State how many lines in the entries below contain "LaTeX". Write nothing but the number.
──────── Provided data ────────
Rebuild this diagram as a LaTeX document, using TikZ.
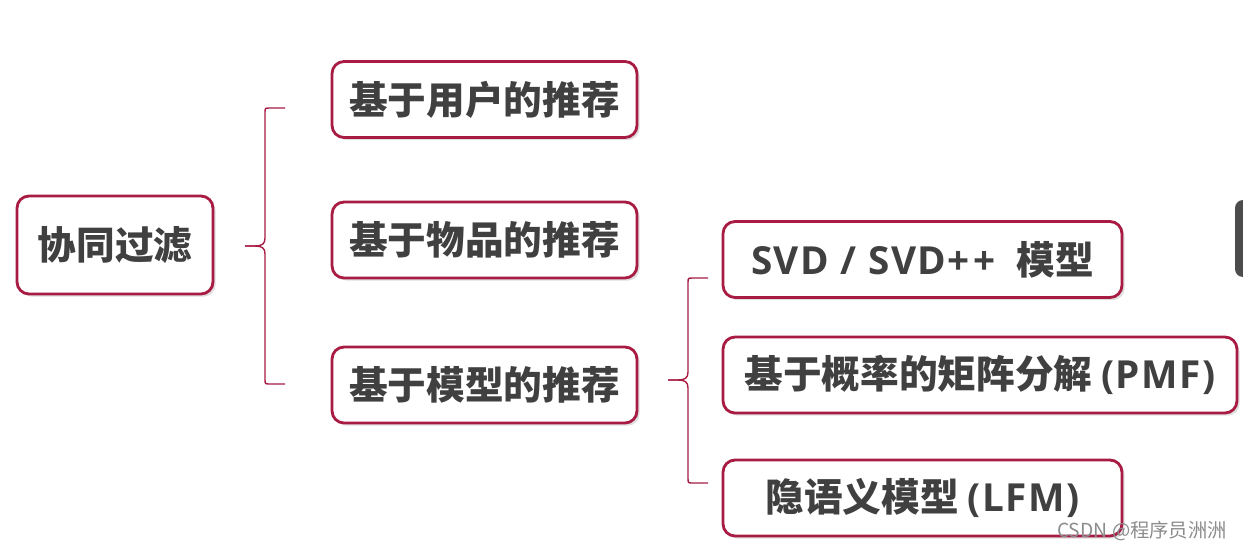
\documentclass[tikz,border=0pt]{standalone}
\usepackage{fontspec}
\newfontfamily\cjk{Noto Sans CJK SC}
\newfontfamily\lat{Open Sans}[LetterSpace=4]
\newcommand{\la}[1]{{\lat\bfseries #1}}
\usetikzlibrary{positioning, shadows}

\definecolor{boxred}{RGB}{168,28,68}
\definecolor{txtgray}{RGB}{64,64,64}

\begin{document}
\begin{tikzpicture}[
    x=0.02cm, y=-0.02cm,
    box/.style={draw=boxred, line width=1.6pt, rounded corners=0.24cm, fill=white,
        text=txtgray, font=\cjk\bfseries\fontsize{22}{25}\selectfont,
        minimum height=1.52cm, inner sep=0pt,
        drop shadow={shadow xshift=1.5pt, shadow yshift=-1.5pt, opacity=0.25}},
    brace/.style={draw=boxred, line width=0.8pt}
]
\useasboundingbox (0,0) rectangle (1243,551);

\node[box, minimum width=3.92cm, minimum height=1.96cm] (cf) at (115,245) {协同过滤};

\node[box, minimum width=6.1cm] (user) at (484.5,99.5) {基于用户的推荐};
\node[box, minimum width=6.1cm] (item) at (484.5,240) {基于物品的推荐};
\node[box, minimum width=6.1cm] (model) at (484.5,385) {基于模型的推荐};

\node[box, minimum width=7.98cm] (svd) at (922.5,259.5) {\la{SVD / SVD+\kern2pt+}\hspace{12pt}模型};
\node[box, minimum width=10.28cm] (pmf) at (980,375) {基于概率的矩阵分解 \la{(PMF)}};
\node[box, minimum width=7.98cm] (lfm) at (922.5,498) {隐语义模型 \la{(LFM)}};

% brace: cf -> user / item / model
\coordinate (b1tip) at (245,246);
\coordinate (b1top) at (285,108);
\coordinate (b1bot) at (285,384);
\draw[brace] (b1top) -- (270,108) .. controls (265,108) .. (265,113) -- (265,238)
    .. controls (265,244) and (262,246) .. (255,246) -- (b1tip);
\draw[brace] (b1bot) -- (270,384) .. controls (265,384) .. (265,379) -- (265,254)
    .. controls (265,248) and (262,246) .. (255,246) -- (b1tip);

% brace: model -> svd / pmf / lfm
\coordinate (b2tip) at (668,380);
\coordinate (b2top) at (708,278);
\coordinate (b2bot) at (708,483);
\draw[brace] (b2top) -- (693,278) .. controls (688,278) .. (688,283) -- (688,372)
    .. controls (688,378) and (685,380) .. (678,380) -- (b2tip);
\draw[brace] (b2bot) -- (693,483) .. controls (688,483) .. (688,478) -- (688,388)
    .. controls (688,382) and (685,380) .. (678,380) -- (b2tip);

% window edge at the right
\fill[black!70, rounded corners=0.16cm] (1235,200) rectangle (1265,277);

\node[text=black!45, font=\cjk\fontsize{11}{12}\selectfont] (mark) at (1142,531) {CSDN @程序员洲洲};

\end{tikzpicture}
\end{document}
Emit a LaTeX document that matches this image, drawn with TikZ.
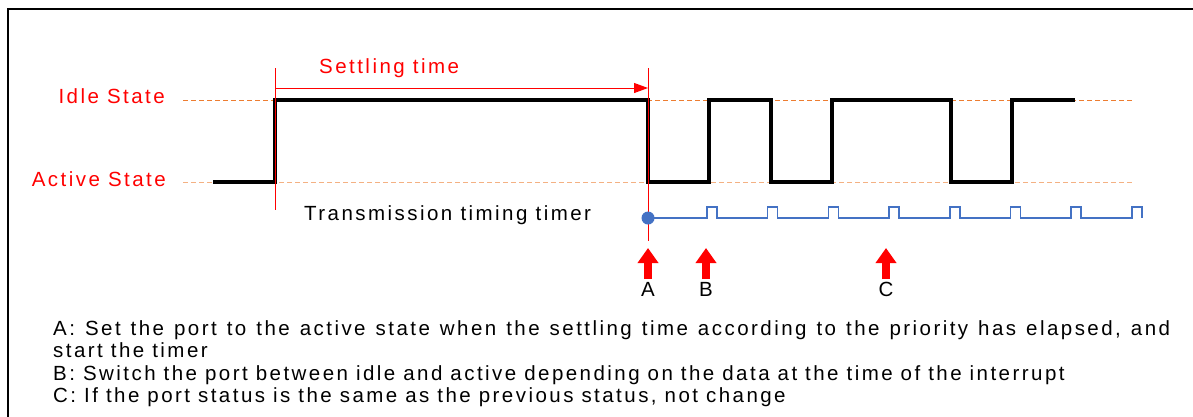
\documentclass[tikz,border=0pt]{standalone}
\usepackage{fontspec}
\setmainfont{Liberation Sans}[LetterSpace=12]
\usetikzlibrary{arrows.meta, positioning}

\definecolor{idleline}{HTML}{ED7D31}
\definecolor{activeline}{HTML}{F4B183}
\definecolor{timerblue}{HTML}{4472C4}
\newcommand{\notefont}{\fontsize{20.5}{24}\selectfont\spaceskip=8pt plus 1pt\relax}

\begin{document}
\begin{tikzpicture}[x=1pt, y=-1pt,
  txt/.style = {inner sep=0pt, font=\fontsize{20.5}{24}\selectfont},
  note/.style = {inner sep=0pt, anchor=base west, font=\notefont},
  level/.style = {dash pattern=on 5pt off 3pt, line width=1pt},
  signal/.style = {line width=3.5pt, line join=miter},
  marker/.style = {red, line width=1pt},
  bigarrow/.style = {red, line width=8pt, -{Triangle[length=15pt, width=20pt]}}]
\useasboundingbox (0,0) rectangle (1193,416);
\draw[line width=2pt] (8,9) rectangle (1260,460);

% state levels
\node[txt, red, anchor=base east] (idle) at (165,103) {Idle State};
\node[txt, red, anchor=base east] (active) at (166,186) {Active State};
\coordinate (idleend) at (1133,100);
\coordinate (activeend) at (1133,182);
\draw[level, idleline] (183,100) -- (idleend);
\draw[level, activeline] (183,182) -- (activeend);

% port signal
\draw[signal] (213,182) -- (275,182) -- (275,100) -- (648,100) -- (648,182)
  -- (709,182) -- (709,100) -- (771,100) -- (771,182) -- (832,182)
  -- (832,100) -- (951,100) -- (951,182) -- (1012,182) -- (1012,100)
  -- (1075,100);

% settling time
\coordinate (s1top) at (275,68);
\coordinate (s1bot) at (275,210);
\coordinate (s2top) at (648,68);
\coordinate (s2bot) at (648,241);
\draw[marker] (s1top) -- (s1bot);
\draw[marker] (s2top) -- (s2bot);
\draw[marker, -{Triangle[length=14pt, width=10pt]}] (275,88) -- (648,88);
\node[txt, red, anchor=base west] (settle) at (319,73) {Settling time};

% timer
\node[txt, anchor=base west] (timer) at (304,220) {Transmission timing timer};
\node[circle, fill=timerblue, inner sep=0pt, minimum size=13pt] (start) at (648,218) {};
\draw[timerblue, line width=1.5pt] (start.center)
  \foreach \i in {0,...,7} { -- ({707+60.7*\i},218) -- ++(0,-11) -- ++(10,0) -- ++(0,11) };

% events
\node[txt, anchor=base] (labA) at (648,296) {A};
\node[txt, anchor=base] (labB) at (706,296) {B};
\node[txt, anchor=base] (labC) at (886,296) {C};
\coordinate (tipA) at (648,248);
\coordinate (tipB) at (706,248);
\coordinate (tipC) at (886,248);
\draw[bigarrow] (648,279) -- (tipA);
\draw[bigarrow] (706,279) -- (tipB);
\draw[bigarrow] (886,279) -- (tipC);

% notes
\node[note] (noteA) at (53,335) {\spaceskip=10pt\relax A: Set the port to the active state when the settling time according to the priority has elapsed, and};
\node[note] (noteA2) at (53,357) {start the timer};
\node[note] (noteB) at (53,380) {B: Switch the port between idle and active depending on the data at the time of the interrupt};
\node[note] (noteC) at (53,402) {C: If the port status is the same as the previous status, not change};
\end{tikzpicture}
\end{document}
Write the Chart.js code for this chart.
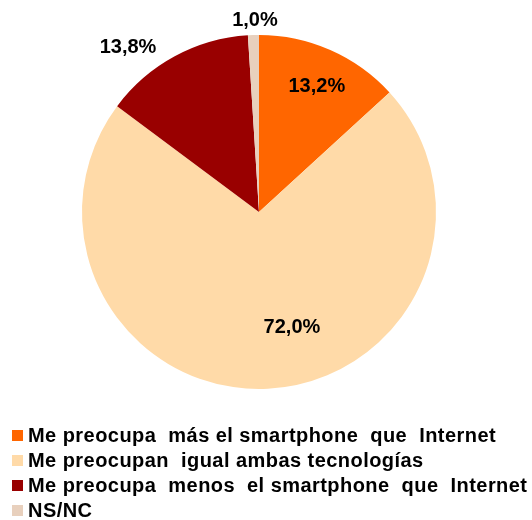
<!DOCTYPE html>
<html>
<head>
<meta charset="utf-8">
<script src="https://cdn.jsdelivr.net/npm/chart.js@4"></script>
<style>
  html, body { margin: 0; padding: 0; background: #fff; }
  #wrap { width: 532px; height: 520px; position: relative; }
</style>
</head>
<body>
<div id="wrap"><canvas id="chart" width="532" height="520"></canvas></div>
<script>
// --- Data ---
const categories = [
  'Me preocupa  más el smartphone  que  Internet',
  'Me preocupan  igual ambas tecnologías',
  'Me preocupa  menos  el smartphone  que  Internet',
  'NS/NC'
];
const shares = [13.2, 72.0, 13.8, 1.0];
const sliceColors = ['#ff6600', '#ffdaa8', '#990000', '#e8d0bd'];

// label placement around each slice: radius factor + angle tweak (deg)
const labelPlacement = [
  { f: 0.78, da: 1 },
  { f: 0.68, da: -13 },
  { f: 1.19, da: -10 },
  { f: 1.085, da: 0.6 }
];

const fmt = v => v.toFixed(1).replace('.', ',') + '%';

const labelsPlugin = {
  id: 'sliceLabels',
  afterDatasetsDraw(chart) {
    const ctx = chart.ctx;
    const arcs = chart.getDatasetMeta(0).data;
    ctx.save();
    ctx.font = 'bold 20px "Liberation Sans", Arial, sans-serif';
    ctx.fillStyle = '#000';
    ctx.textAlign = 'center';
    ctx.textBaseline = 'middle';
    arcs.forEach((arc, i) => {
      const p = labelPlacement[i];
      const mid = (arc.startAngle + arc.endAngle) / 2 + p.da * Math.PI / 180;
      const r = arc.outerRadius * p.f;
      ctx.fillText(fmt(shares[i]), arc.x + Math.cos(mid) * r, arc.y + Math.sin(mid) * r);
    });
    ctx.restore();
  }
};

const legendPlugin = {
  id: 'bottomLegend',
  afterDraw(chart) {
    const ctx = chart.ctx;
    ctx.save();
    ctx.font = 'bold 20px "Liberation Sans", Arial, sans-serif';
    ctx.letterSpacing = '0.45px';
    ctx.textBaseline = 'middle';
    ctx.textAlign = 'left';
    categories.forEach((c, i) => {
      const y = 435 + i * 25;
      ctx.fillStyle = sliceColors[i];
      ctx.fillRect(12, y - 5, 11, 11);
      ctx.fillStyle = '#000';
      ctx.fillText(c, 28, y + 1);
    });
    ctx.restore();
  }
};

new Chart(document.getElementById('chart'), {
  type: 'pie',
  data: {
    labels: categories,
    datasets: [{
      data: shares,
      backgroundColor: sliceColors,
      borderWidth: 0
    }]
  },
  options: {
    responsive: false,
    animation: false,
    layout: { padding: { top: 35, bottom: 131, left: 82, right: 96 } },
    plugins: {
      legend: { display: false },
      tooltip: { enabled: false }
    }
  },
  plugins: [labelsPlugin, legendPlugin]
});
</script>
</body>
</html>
────────
The solution —
2